I am no longer “scary” thin or at risk of hospitalization, but to date I sit in class unable to focus because I’m paranoid at how my new, heavier body looks to everyone else in the room. It is still impossibly difficult to fight against the comforting binge/purge cycle on stressful nights before exams, and I don’t always win that fight. Even though I’ve gained weight back, I carry my disease around with me every day, scrutinizing my body in the mirror, missing how thin I was a year or two ago, racing to the Plex at 7 a.m. to fight against further weight gain. I’m still participating in an unspoken competition among BC students to be the most perfect one.

As a junior in college nearing my 21st birthday, I’m a world away from who I was at 15. But I still chase the ideal straw-woman. My Bulimia has cost me so much. I’ve alienated and lost roommates. I’ve paid quite expensive medical bills. I’ve damaged many parts of my body. Some days, I wake up with hip soreness and I find it hard to walk. These costs are not counting innumerable missed experiences, untapped or damaged friendships, and years’ worth of self-love I’ve lost. Thankfully, because of the wonderful people in my life, my disease has not cost me more.

But not everyone is as fortunate. Bulimia nervosa, anorexia nervosa, hypergymnasia, and other, less recognized eating disorders take lives. Fifty percent of the time, depression accompanies an eating disorder.
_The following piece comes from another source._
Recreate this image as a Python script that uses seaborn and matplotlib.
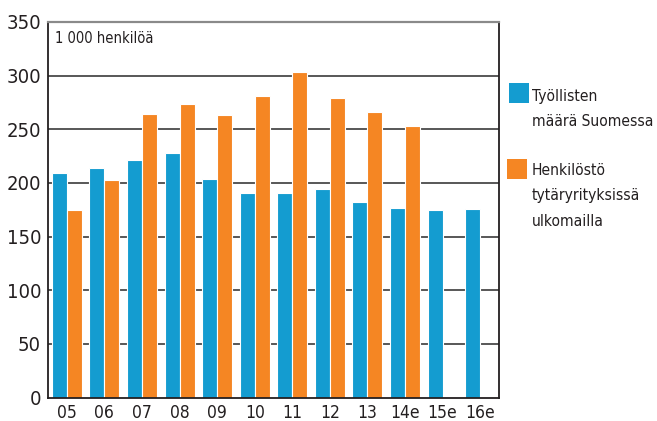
import matplotlib
matplotlib.use("Agg")
import matplotlib.pyplot as plt
import seaborn as sns
import pandas as pd
import numpy as np
from matplotlib.patches import Rectangle
from matplotlib.ticker import FixedLocator

years = ["05", "06", "07", "08", "09", "10", "11", "12", "13", "14e", "15e", "16e"]
finland = [209, 214, 221, 228, 204, 191, 191, 194, 182, 177, 175, 176]
abroad = [175, 203, 264, 274, 263, 281, 303, 279, 266, 253, np.nan, np.nan]
series_names = ["Työllisten\nmäärä Suomessa", "Henkilöstö\ntytäryrityksissä\nulkomailla"]
yticks = [0, 50, 100, 150, 200, 250, 300, 350]
unit_label = "1 000 henkilöä"

colors = ["#149cd0", "#f58623"]
W, H = 657, 421

df = pd.DataFrame({
    "year": years * 2,
    "value": finland + abroad,
    "series": [series_names[0]] * len(years) + [series_names[1]] * len(years),
})

sns.set_theme(style="white")
plt.rcParams["font.family"] = ["DejaVu Sans"]
plt.rcParams["font.stretch"] = "condensed"

fig = plt.figure(figsize=(W / 100, H / 100), dpi=100)
ax = fig.add_axes([48 / W, 1 - 397.5 / H, (499 - 48) / W, (397.5 - 22) / H])

sns.barplot(data=df, x="year", y="value", hue="series", order=years,
            hue_order=series_names, palette=colors, width=0.8,
            edgecolor="white", linewidth=0.8, saturation=1, ax=ax, legend=False)

ax.set_xlim(-0.5, len(years) - 0.5)
ax.set_ylim(0, 350)
ax.set_yticks(yticks)
ax.set_yticklabels([str(t) for t in yticks], fontsize=14.5, color="#231f20")
ax.set_xlabel("")
ax.set_ylabel("")
ax.tick_params(axis="x", which="major", length=0, labelsize=12.5, labelcolor="#231f20", pad=5)
ax.tick_params(axis="y", which="major", length=0, pad=5)
ax.xaxis.set_minor_locator(FixedLocator(np.arange(0.5, len(years) - 1, 1.0)))
ax.tick_params(axis="x", which="minor", direction="in", length=8, width=1.2, color="#231f20")

for y in yticks[1:-1]:
    ax.axhline(y, color="#4a4a4a", lw=1.3, zorder=0.5)

for side in ["left", "bottom", "right"]:
    ax.spines[side].set_visible(True)
    ax.spines[side].set_color("#231f20")
    ax.spines[side].set_linewidth(1.3)
ax.spines["top"].set_color("#8a8a8a")
ax.spines["top"].set_linewidth(1.6)

ax.text(0.015, 0.975, unit_label, transform=ax.transAxes, ha="left", va="top",
        fontsize=10.5, color="#231f20")

# legend drawn manually so the swatch aligns with the first text line
legend_layout = [
    # (swatch x, swatch top, swatch size, baselines of text lines)
    (509, 83, 20, [101, 126]),
    (507, 159, 20, [175, 200, 226]),
]
for color, name, (sx, stop, ssz, baselines) in zip(colors, series_names, legend_layout):
    fig.add_artist(Rectangle((sx / W, 1 - (stop + ssz) / H), ssz / W, ssz / H,
                             transform=fig.transFigure, facecolor=color,
                             edgecolor="none"))
    for line, bl in zip(name.split("\n"), baselines):
        fig.text(532 / W, 1 - bl / H, line, ha="left", va="baseline",
                 fontsize=11.2, color="#231f20")

fig.savefig("out.png", dpi=100)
Eating disorders have the highest mortality rate of any mental illness, yet only 1 in 10 people with eating disorders receives treatment. These mental illnesses live around us in concentrated form at Boston College, almost as an unspoken rule. We need to step up and fight against these diseases, and there is plenty we can do. I can imagine specific prevention education for incoming students to teach them about the symptoms and dangers of eating disorders. I can imagine a dedicated hotline and safe space where those with an eating disorder, or their friends, can come with questions and concerns. We can create support groups, peer mentorship programs, forums for open discussion, and more. As someone who could have benefitted from such programs, I call on all of us to start making that change.

If you are experiencing similar struggles and need someone to talk to, I am here. You are powerful. You are worthy. You are enough.